These sanctions were lifted in January last year following the agreement of the Joint Comprehensive Plan of Action (JCPOA) between Iran and the P5+1 group of countries, and since then Tehran has been keen to increase its production to pre-sanctions levels.
Iran's oil revenue increased by 90 percent in 2016, and the country is currently producing 3.7 – 3.9 million bpd. Oil exports have risen to 2.5 million bpd, which exceeds the pre-sanctions level.
A large amount of oil in storage has allowed Tehran to achieve a rapid rise in exports. Over the past three months, Iran has sold 13 million barrels of 30 million in storage, expert in Middle Eastern affairs Vladimir Sazhin told Sputnik Persian.
"Iran is the third largest oil producer in OPEC. In late November, the organization took a historic decision to cut total oil production by 1.2 million bpd; an exception was made for Iran, which insisted on restoring its market share after the removal of sanctions restricting oil exports. Under the terms of the OPEC deal, Iran will be able to increase production in 2017 by 90,000 bpd," Sazhin said.
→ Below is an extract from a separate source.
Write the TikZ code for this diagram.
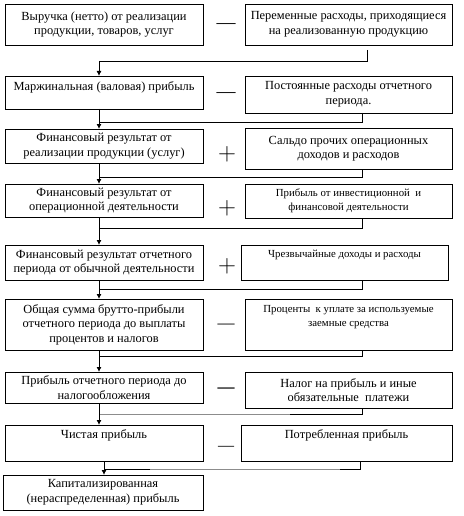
\documentclass[tikz,border=0pt]{standalone}
\usepackage{fontspec}
\setmainfont{Liberation Serif}
\usetikzlibrary{arrows.meta,calc}
\begin{document}
\begin{tikzpicture}[x=1pt,y=-1pt,
  box/.style={draw, line width=0.9pt, inner sep=0pt, outer sep=0pt, align=center,
    font=\fontsize{12.4}{14.5}\selectfont},
  small/.style={font=\fontsize{10.8}{13.5}\selectfont},
  lbox/.style={box, minimum width=198pt},
  conn/.style={line width=0.9pt},
  faint/.style={line width=0.9pt, black!45},
  arr/.style={conn, -{Latex[length=5pt,width=5pt]}},
  minus/.style={inner sep=0pt, font=\fontsize{19}{19}\selectfont},
  bminus/.style={inner sep=0pt, font=\fontsize{17}{17}\selectfont\bfseries},
  plus/.style={inner sep=0pt, font=\fontsize{27}{27}\selectfont}]
\useasboundingbox (0,0) rectangle (463,516);

% left column
\node[lbox, minimum height=41pt] (L1) at (104,24.5) {Выручка (нетто) от реализации\\продукции, товаров, услуг};
\node[lbox, minimum height=33pt] (L2) at (104,92.5) {Маржинальная (валовая) прибыль\\[-5pt]\strut};
\node[lbox, minimum height=34pt] (L3) at (104,146) {Финансовый результат от\\реализации продукции (услуг)};
\node[lbox, minimum height=33pt] (L4) at (104,200.5) {Финансовый результат от\\операционной деятельности};
\node[lbox, minimum height=35pt] (L5) at (104,262.5) {Финансовый результат отчетного\\периода от обычной деятельности};
\node[lbox, minimum height=51pt] (L6) at (104,324.5) {Общая сумма брутто-прибыли\\отчетного периода до выплаты\\процентов и налогов};
\node[lbox, minimum height=31pt] (L7) at (104,387.5) {Прибыль отчетного периода до\\налогообложения};
\node[lbox, minimum height=36pt] (L8) at (104,443) {Чистая прибыль\\\strut};
\node[box, minimum width=200pt, minimum height=35pt] (L9) at (103,492.5) {Капитализированная\\(нераспределенная) прибыль};

% right column
\node[box, minimum width=207pt, minimum height=41pt] (R1) at (348.5,24.5) {Переменные расходы, приходящиеся\\на реализованную продукцию};
\node[box, minimum width=207pt, minimum height=37pt] (R2) at (348.5,94.5) {Постоянные расходы отчетного\\периода.};
\node[box, minimum width=207pt, minimum height=41pt] (R3) at (348.5,148.5) {Сальдо прочих операционных\\доходов и расходов};
\node[box, small, minimum width=207pt, minimum height=34pt] (R4) at (348.5,201) {Прибыль от инвестиционной\ \ и\\финансовой деятельности};
\node[box, small, minimum width=207pt, minimum height=35pt] (R5) at (344.5,262.5) {Чрезвычайные доходы и расходы\\\strut};
\node[box, small, minimum width=207pt, minimum height=51pt] (R6) at (348.5,324.5) {Проценты\ \ к уплате за используемые\\заемные средства\\\strut};
\node[box, minimum width=207pt, minimum height=36pt] (R7) at (348.5,390) {Налог на прибыль и иные\\обязательные\ \ платежи};
\node[box, minimum width=211pt, minimum height=36pt] (R8) at (346.5,443) {Потребленная прибыль\\\strut};

% signs
\node[minus] (s1) at (226,26) {—};
\node[minus] (s2) at (226,95) {—};
\node[plus] (s3) at (227,154) {$+$};
\node[plus] (s4) at (227,208) {$+$};
\node[plus] (s5) at (227,266) {$+$};
\node[minus, font=\fontsize{17}{17}\selectfont] (s6) at (226,326) {—};
\node[bminus] (s7) at (226,390) {—};
\node[minus, font=\fontsize{16}{16}\selectfont] (s8) at (226,448) {—};

% connectors
\coordinate (h1) at (99,61);
\draw[conn] ($(R1.south)+(18.5,5)$) |- (h1);
\draw[arr] (h1) -- (L2.north -| h1);

\coordinate (h2) at (99,122);
\draw[conn] ($(R2.south)+(13.5,0)$) |- (h2);
\draw[arr] (L2.south -| h1) -- (L3.north -| h1);

\coordinate (h3) at (99,177);
\draw[conn] ($(R3.south)+(13.5,0)$) |- (h3);
\draw[arr] (L3.south -| h1) -- (L4.north -| h1);

\coordinate (h4) at (99,228);
\draw[conn] ($(R4.south)+(13.5,0)$) |- (h4);
\draw[arr] (L4.south -| h1) -- (L5.north -| h1);

\coordinate (h5) at (99,289);
\draw[conn] ($(R5.south)+(17.5,0)$) |- (h5);
\draw[arr] (L5.south -| h1) -- (L6.north -| h1);

\coordinate (h6) at (99,356);
\draw[conn] ($(R6.south)+(13.5,0)$) |- (h6);
\draw[arr] (L6.south -| h1) -- (L7.north -| h1);

\coordinate (h7) at (99,414);
\coordinate (m7) at (290,414);
\draw[conn] ($(R7.south)+(13.5,0)$) |- (m7);
\draw[faint] (m7) -- (h7);
\draw[arr] (L7.south -| h1) -- (L8.north -| h1);

\coordinate (h8) at (104,469);
\coordinate (m8) at (150,469);
\coordinate (n8) at (340,469);
\draw[conn] ($(R8.south)+(13.5,0)$) |- (n8);
\draw[faint] (n8) -- (m8);
\draw[conn] (m8) -- (h8);
\draw[arr] (L8.south) -- (L9.north -| L8.south);
\end{tikzpicture}
\end{document}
As well as millions of barrels in storage, Iran also has some recently discovered untapped resources. According to a recent statement by the Director of the Ministry of Petroleum's Center for Research Mahmou Hazhan, Iran has confirmed a significant amount of reserves of shale oil in Lorestan Province.
On November 30 the OPEC cartel managed to reach a deal to cut output despite opposition from countries like Iran, Libya and Nigeria, who demanded, and eventually received, exemption from production cuts on the grounds that they had not been producing at full capacity.
Led by Saudi Arabia, OPEC agreed to cut production from January 1 by about 1.2 million barrels per day, or about 4.5 percent of its production, to 32.5 million bpd.
Moscow played a crucial part in the formation of the deal, when Russian Energy Minister Alexander Novak spoke with Saudi Arabian Energy Minister Khalid Al-Falih to pledge a production cut of 300,000 bpd, providing half the total output reduction OPEC wanted from non-OPEC producers.